Task statement
Determine how many lines include the string "diagram". Output that number only.

** START **

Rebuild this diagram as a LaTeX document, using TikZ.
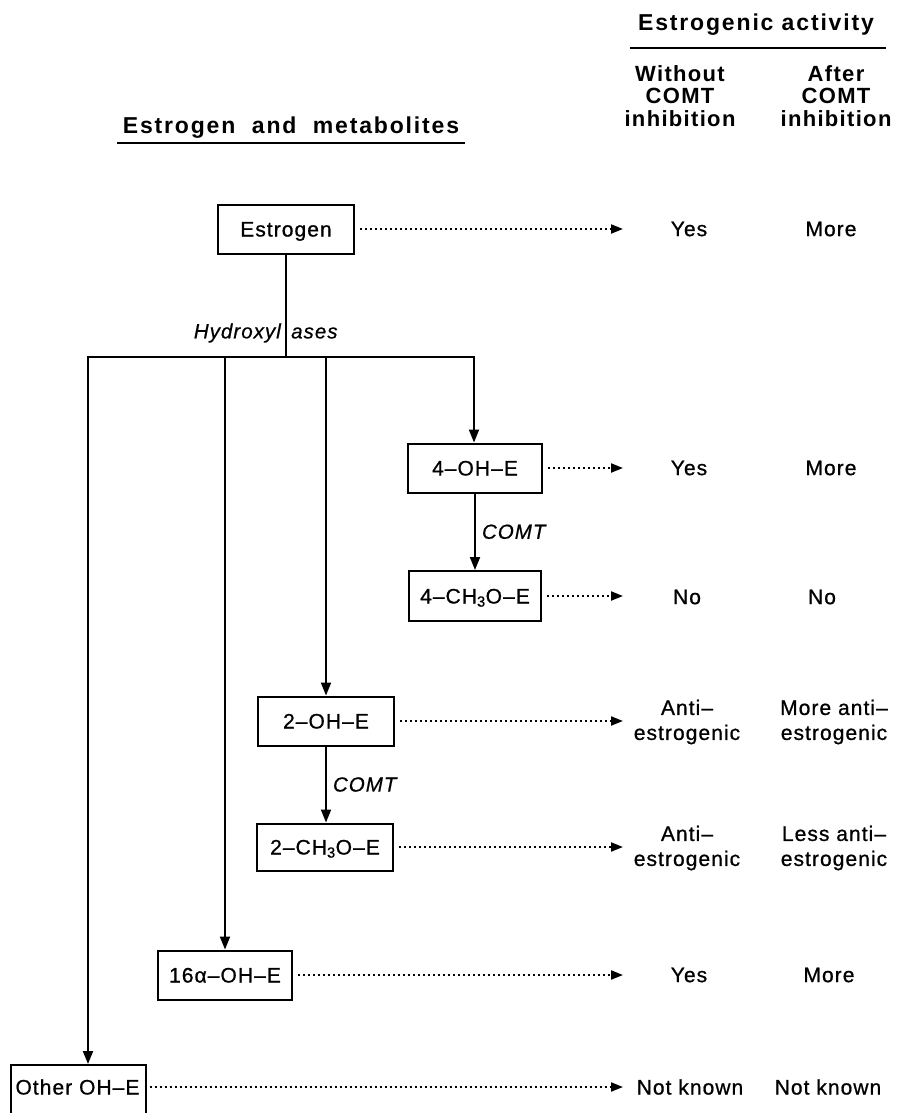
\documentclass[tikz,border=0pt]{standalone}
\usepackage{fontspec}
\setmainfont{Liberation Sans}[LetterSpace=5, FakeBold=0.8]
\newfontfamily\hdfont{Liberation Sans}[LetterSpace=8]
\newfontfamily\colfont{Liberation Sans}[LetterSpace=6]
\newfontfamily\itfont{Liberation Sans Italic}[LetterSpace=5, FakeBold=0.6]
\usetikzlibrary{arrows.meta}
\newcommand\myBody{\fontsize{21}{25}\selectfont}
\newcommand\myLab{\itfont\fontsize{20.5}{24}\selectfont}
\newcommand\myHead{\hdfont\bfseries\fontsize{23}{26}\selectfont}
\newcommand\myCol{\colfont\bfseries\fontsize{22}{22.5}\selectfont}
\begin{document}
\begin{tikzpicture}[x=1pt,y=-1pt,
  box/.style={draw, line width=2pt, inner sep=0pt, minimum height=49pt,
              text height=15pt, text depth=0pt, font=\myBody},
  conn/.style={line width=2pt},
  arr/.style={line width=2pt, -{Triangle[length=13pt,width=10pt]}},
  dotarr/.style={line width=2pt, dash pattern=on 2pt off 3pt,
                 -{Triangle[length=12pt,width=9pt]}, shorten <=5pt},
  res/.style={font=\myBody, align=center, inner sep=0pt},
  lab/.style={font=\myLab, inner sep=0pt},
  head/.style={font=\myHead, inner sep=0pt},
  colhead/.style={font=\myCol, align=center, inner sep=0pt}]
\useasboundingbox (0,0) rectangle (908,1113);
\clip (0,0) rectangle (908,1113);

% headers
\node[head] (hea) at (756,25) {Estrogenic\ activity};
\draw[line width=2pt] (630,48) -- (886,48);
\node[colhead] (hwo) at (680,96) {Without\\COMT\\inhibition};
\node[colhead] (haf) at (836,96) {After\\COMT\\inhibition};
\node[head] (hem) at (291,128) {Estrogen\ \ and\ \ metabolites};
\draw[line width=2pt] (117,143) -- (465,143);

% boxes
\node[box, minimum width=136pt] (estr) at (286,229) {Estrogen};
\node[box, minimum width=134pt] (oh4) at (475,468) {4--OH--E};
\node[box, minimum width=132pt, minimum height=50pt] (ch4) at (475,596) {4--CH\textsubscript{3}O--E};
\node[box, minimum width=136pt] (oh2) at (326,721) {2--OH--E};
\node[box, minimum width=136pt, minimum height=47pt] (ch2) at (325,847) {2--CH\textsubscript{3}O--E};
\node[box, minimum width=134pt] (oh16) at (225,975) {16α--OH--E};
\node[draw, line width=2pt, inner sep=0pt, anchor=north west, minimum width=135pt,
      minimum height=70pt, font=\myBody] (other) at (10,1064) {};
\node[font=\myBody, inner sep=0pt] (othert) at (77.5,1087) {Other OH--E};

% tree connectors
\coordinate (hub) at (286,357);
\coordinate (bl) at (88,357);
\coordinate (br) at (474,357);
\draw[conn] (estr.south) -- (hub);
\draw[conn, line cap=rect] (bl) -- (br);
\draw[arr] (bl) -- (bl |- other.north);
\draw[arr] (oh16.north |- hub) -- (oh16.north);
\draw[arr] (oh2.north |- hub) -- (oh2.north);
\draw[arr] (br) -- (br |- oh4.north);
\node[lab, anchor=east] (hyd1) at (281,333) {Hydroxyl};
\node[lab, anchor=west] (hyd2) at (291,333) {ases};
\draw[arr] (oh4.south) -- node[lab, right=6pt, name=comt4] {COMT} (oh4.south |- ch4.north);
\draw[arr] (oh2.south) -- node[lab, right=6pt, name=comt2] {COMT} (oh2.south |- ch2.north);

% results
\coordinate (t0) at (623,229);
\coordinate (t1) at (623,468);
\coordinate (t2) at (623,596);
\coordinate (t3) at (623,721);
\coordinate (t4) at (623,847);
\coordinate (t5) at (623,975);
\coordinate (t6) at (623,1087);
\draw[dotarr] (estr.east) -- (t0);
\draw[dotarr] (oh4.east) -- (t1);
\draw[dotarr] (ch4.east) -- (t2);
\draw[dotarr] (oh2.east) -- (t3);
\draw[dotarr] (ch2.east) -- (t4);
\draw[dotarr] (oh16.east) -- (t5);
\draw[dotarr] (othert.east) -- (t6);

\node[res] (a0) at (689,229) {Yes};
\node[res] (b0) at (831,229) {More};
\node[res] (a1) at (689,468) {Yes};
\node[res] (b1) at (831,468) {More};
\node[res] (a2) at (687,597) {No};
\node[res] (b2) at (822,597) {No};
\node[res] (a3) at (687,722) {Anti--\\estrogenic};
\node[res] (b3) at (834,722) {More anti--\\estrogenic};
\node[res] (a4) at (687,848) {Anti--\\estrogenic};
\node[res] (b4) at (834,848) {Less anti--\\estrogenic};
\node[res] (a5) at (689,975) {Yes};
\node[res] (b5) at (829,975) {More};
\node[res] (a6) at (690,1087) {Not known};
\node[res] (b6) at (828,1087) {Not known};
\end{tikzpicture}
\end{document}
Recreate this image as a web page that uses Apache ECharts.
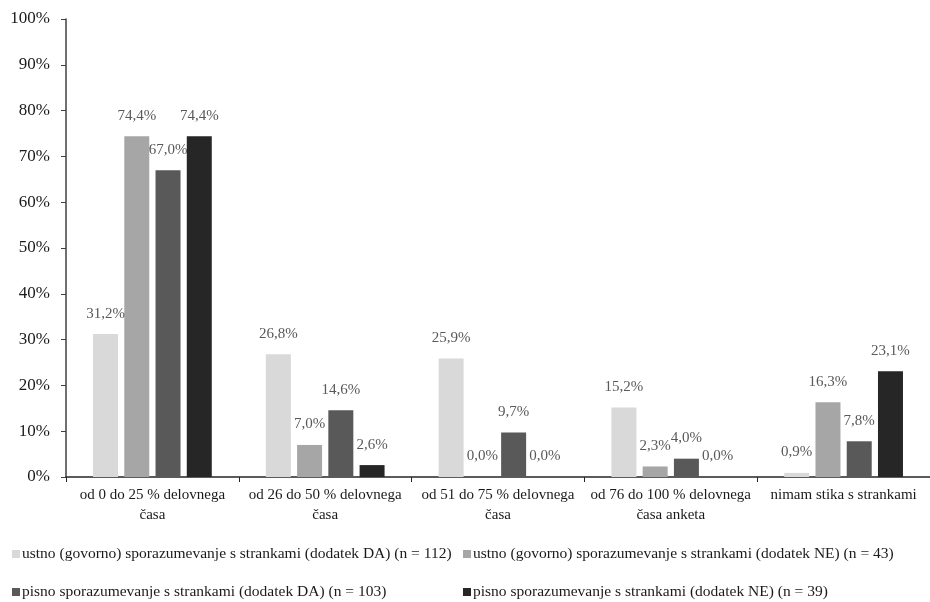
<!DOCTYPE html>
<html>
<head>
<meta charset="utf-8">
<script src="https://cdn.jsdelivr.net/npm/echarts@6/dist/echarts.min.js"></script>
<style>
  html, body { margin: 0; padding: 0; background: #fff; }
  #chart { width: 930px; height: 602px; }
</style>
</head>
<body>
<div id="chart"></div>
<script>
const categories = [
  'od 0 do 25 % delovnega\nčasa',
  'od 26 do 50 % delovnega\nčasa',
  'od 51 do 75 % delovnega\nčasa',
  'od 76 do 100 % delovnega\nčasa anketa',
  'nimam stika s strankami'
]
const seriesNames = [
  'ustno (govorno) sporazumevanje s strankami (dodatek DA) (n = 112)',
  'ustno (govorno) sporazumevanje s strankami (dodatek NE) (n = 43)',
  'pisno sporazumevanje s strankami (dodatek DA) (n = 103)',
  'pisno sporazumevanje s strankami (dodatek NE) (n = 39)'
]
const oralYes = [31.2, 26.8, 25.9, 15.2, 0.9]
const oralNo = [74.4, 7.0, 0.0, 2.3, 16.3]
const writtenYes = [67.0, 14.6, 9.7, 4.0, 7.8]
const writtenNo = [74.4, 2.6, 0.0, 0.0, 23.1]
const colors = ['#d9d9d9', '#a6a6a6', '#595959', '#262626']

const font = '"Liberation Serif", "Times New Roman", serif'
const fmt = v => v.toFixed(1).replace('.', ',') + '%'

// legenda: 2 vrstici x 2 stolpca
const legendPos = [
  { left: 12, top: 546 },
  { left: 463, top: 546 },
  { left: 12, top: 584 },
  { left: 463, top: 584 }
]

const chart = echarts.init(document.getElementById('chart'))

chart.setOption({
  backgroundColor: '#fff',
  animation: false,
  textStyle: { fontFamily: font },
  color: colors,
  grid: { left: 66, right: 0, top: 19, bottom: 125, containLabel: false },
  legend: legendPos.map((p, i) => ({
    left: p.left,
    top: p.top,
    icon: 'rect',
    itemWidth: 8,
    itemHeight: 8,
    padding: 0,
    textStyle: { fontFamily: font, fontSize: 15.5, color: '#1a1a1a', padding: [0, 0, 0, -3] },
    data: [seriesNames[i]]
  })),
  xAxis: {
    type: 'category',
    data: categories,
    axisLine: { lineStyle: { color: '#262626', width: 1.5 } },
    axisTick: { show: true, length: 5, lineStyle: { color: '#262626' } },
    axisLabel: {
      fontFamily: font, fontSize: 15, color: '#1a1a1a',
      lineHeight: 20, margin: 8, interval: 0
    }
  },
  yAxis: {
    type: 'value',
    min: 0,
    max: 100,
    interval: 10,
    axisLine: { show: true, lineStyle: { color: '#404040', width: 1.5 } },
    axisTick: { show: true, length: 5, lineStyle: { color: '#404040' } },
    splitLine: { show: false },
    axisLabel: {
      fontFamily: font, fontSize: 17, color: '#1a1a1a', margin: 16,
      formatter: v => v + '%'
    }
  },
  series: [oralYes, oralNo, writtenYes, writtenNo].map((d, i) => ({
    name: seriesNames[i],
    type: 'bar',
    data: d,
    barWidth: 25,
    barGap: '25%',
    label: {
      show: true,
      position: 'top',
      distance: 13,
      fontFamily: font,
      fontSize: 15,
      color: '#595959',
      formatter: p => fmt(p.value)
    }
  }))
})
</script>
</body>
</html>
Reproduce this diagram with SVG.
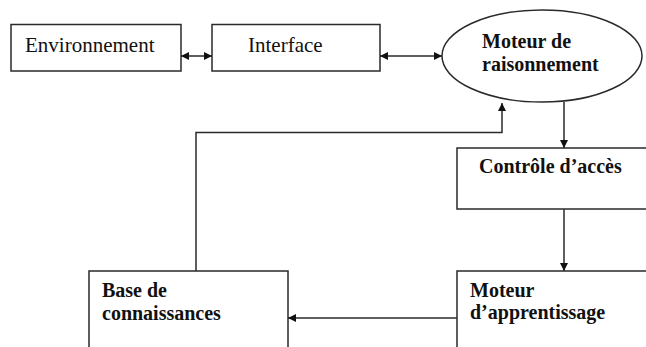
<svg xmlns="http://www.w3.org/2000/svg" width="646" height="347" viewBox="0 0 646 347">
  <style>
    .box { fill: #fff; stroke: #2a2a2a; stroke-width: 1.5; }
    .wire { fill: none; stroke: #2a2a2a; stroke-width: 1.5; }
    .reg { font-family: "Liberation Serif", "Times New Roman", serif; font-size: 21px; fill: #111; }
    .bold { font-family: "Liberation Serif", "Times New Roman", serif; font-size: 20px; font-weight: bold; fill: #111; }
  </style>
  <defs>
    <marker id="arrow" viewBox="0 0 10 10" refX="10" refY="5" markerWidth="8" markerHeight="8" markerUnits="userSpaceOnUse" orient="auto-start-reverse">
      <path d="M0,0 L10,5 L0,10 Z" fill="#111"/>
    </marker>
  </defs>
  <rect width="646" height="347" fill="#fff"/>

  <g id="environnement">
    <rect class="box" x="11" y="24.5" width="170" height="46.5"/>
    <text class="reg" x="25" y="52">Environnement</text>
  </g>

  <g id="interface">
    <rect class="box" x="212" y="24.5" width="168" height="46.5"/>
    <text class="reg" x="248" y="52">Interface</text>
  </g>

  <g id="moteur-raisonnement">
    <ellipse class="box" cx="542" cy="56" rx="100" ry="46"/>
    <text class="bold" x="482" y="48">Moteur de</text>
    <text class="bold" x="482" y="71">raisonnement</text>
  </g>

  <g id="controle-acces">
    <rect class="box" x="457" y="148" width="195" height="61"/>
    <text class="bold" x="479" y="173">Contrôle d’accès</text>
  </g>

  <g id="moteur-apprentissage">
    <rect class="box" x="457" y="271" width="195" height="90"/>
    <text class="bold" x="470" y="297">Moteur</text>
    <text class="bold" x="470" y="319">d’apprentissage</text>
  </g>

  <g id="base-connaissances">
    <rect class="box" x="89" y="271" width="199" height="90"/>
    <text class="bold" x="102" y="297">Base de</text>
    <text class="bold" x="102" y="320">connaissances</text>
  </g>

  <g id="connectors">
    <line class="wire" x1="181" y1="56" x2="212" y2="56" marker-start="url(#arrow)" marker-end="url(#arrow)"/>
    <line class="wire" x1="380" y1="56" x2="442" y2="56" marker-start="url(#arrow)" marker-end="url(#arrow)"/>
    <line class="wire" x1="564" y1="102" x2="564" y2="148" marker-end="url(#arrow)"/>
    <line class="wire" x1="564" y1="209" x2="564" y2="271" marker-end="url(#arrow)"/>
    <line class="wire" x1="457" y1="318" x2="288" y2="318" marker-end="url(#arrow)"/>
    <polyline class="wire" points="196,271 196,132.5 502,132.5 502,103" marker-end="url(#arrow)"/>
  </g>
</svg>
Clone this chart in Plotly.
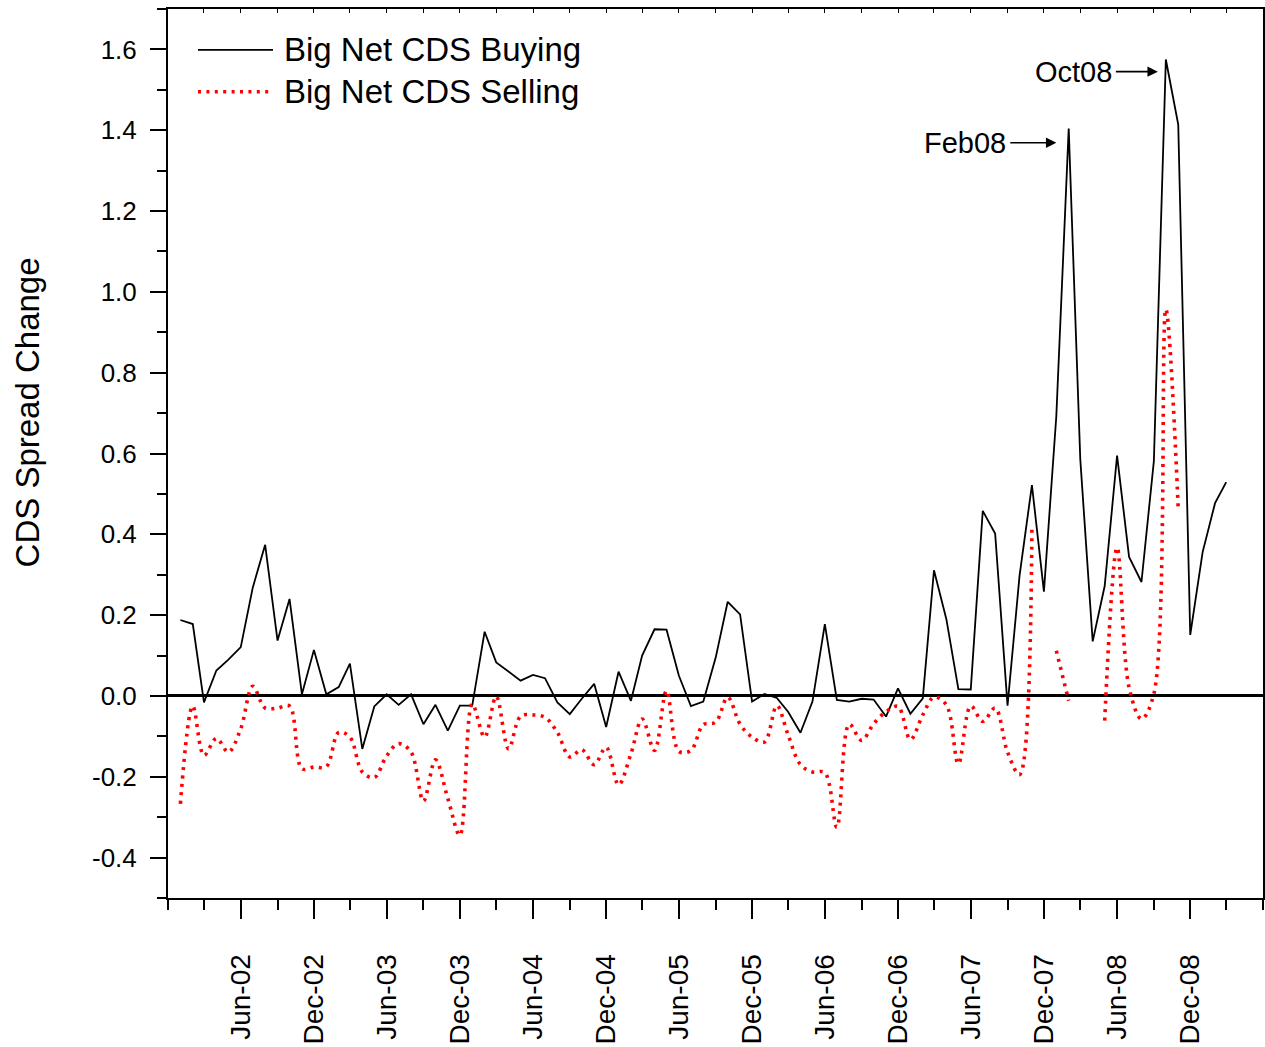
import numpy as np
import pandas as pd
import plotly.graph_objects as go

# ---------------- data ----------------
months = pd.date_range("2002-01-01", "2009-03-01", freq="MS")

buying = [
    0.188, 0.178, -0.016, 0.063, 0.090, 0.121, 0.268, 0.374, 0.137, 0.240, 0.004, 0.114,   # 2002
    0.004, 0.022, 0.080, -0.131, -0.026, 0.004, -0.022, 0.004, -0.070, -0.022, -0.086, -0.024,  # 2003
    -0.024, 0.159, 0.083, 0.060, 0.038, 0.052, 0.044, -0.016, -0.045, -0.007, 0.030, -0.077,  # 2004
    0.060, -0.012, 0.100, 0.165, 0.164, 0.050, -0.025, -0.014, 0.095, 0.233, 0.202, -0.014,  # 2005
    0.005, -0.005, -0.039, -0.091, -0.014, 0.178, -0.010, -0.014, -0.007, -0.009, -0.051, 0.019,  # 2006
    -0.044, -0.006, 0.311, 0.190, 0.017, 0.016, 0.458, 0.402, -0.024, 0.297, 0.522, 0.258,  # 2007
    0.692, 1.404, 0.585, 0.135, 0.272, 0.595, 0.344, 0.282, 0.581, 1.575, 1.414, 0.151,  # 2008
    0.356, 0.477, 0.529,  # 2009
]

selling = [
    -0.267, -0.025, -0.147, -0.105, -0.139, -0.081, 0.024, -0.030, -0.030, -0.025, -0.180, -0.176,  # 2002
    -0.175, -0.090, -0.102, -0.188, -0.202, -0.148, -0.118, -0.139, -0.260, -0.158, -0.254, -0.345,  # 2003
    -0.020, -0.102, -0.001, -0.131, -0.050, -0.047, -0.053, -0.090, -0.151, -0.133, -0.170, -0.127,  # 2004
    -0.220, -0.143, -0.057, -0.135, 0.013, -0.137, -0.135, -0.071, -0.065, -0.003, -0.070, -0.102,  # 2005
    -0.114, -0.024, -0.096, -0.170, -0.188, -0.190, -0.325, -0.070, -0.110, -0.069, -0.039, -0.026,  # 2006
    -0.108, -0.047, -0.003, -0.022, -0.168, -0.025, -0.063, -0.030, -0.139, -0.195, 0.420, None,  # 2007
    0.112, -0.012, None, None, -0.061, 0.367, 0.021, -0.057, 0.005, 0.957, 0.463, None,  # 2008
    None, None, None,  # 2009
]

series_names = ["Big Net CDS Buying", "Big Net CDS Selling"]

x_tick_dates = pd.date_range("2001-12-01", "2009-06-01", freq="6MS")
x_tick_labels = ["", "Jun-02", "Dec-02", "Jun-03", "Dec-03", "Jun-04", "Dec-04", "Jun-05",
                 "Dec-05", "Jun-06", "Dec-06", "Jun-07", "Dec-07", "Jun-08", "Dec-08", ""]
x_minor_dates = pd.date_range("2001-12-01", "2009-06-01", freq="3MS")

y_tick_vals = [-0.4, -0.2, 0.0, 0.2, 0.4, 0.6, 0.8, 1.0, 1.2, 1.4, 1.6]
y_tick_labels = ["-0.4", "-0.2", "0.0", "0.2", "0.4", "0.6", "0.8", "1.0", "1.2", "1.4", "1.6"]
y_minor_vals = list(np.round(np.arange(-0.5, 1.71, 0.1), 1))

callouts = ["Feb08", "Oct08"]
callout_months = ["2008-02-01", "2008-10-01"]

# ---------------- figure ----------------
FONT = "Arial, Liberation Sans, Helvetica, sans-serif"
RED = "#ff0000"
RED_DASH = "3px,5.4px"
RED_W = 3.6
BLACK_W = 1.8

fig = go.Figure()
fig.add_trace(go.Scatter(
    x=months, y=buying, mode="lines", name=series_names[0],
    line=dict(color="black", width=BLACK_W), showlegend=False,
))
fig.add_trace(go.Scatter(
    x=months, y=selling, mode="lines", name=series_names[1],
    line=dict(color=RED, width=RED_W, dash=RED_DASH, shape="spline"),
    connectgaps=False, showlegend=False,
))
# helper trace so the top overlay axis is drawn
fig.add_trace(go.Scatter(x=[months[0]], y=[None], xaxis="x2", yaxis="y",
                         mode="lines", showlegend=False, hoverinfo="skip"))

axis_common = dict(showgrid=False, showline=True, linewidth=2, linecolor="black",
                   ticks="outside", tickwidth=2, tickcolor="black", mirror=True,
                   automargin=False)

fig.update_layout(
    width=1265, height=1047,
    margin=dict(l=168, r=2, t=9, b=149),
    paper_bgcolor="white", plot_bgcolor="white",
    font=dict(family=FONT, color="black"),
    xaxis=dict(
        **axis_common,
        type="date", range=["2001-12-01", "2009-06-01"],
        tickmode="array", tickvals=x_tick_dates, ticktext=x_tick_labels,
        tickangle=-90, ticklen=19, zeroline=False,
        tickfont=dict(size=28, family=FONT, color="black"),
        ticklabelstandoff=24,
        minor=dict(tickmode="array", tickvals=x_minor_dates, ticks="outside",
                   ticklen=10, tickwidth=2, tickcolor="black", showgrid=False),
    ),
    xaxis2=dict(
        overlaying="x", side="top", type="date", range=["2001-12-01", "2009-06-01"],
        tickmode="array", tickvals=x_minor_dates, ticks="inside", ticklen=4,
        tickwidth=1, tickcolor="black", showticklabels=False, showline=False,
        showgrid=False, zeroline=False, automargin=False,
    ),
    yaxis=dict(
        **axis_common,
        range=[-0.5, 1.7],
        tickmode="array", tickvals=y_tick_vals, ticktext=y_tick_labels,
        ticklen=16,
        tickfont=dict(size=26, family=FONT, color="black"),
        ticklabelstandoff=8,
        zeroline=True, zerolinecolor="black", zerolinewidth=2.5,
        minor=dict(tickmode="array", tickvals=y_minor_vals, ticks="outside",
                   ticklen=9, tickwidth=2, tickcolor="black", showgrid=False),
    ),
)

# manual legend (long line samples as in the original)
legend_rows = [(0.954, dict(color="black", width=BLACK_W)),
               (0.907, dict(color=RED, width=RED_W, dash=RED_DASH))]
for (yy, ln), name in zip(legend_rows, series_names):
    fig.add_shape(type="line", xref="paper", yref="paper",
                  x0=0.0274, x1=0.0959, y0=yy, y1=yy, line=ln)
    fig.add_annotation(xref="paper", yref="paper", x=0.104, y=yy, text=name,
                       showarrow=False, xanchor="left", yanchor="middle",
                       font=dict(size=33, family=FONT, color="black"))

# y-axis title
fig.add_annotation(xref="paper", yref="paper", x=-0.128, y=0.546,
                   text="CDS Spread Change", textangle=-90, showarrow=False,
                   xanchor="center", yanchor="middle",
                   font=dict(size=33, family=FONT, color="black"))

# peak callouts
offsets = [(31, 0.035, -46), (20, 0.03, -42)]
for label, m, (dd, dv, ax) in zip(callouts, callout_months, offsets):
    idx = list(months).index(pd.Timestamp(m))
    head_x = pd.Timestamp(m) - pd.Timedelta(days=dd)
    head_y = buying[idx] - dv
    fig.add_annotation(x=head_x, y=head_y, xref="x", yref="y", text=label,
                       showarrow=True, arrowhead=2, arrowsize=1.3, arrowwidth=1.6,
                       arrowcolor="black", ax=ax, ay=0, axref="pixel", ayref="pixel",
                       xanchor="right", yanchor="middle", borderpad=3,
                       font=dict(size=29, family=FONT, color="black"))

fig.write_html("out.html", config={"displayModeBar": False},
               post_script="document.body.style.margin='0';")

** END **

Written response
2